[arin-ppml] ARIN-2011-5: Shared Transition Space for IPv4 Address Extension - Last Call

Owen DeLong owen at delong.com
Fri Apr 22 20:34:39 EDT 2011


On Apr 21, 2011, at 8:42 PM, Martin Hannigan wrote:

> On Thu, Apr 21, 2011 at 11:25 PM, Jimmy Hess <mysidia at gmail.com> wrote:
>> On Thu, Apr 21, 2011 at 7:36 PM, Scott Leibrand <scottleibrand at gmail.com> wrote:
>>> On Apr 19, 2011, at 2:25 PM, "George, Wes E IV [NTK]"
>>> <Wesley.E.George at sprint.com> wrote:
> 
> [ clip ]
> 
>> 
>> That will begin to happen with the /10 reserved,  due to mathematical contraints
>> applying to ISPs that need IP addresses, especially when the free pool becomes
>> exhausted; using RFC1918 or /10 space becomes a more reliably,
>> inexpensively  available option  than trying to find sources of
>> sufficient global unique
>> IPv4 addresses available by 8.3 transfer.
> 
> If 10 entities pooled their resources and acquired a legacy /10
> through the transfer "process" the addresses would cost them about a
> $1 each (@ $11.25 ea)  -- a one time fee. That's cheaper than what
> your average sized member pays right now. (~$1.62 ea.) If they
> amortized that resource over three years its even better.
> 

> OTOH, the replacement value of that /10 to the average sized member is
> about $47M.
> 
Uh, no, the current replacement value if the average sized member
could qualify for a /10 would be that same $1.62/address.
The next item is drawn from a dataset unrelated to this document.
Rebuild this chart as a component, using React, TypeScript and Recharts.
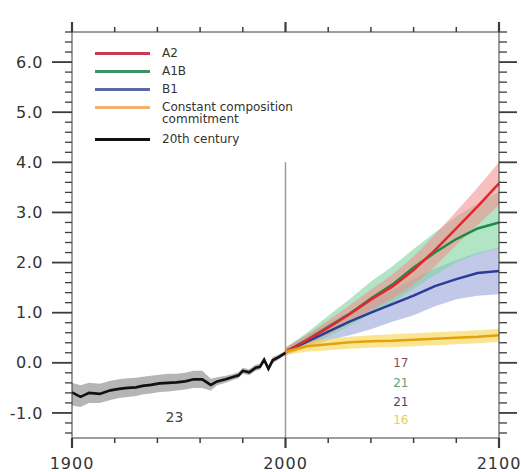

Your speculative market value based on a single transaction at $11.25@
works out to $47M, but, that means that the 10 theoretical organizations
you mention above would also have to spend $47M to get the addresses
from the market rather than ARIN.

I'm really not seeing a point to your financial statement here.